Green Deal as Freedom Deal
Matthieu points out that companies are asking for clarity and investment security. "Take Volvo in Ghent: they are investing in electric cars and want Europe to stay the course. Yet De Wever presents climate policy as a problem for our industry. But the opposite is true: green energy makes us independent from dictators and already delivers far more jobs than the fossil fuel industry. China has understood this for a long time."
Slowing down the greening of our industry is, according to Matthieu, deeply misguided. "This autumn, the Commission weakened emission standards for cars under pressure from conservatives. The result? Fewer affordable European electric cars on the market, just as China is capturing our market share. Deregulation has not created a single job, but it is weakening our competitive position."
Strengthening Europe, not weakening it
"De Wever wants to push back on the European Commission and is arguing for member states to pursue their own industrial policy and give more flexible state aid to industry. That fragments us. We need the opposite: stronger European coordination," says Matthieu. "Does Flanders really think it can compete with its 2 billion in support against the deep pockets of France or Germany? We must stop squandering resources in a fragmented way and pitting member states against each other.
Draghi says it himself in his report: Europe must act as one to avoid becoming a pawn of major powers. Europe must also urgently work towards a unified capital market and joint green investment bonds, so that we as Europe can borrow together and at lower cost to modernise our industry. And the barriers within our internal market must finally be addressed."

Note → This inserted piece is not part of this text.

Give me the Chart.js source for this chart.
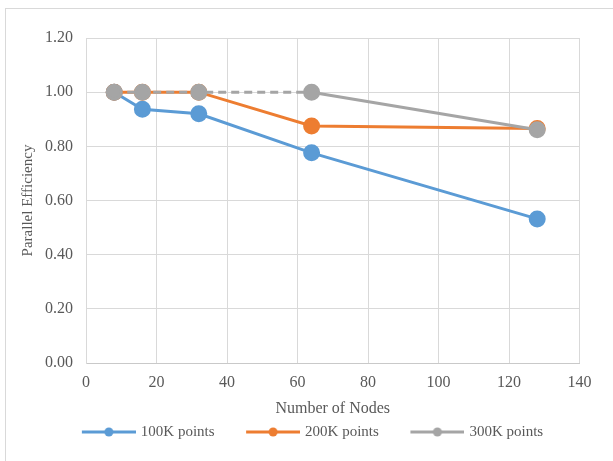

Guaranteeing markets for green industry
Matthieu is calling for the acceleration of the Industrial Accelerator Act, which the Commission will soon propose. This law is crucial because it guarantees markets for green steel and green technologies. To scale up these products and make them affordable, producers need investment security, and that is currently insufficient.
Equally important is that the law ensures that European taxpayers' money goes to high-quality, sustainably produced Made in Europe products, rather than to Chinese producers of steel or electric vehicles. "Major power blocs such as China, the US, India and even Canada have been doing this for a long time. If we do not protect our companies, our industry will irreversibly disappear."
According to Matthieu, the law must also prevent Chinese producers from using Europe merely as an assembly plant, and ensure we can still overcome our deficit in battery production and other green technologies.
The fossil fuel lobby must no longer set the agenda
"Thousands of companies support the greening agenda, and not without reason," concludes Matthieu. "Green technology created far more jobs than the fossil fuel industry over the past decade. We must give it every opportunity. While the fossil fuel industry has no future, certainly not in Europe, De Wever wants to hand the wheel back to that lobby. That is economic suicide. Our future lies in modernising and greening, not in returning to the nineties."
Sara Matthieu is a Member of the European Parliament for Groen and Environment Coordinator for the European Greens. She sits on the Industry (ITRE), Environment (ENVI) and Employment & Social Affairs (EMPL) committees.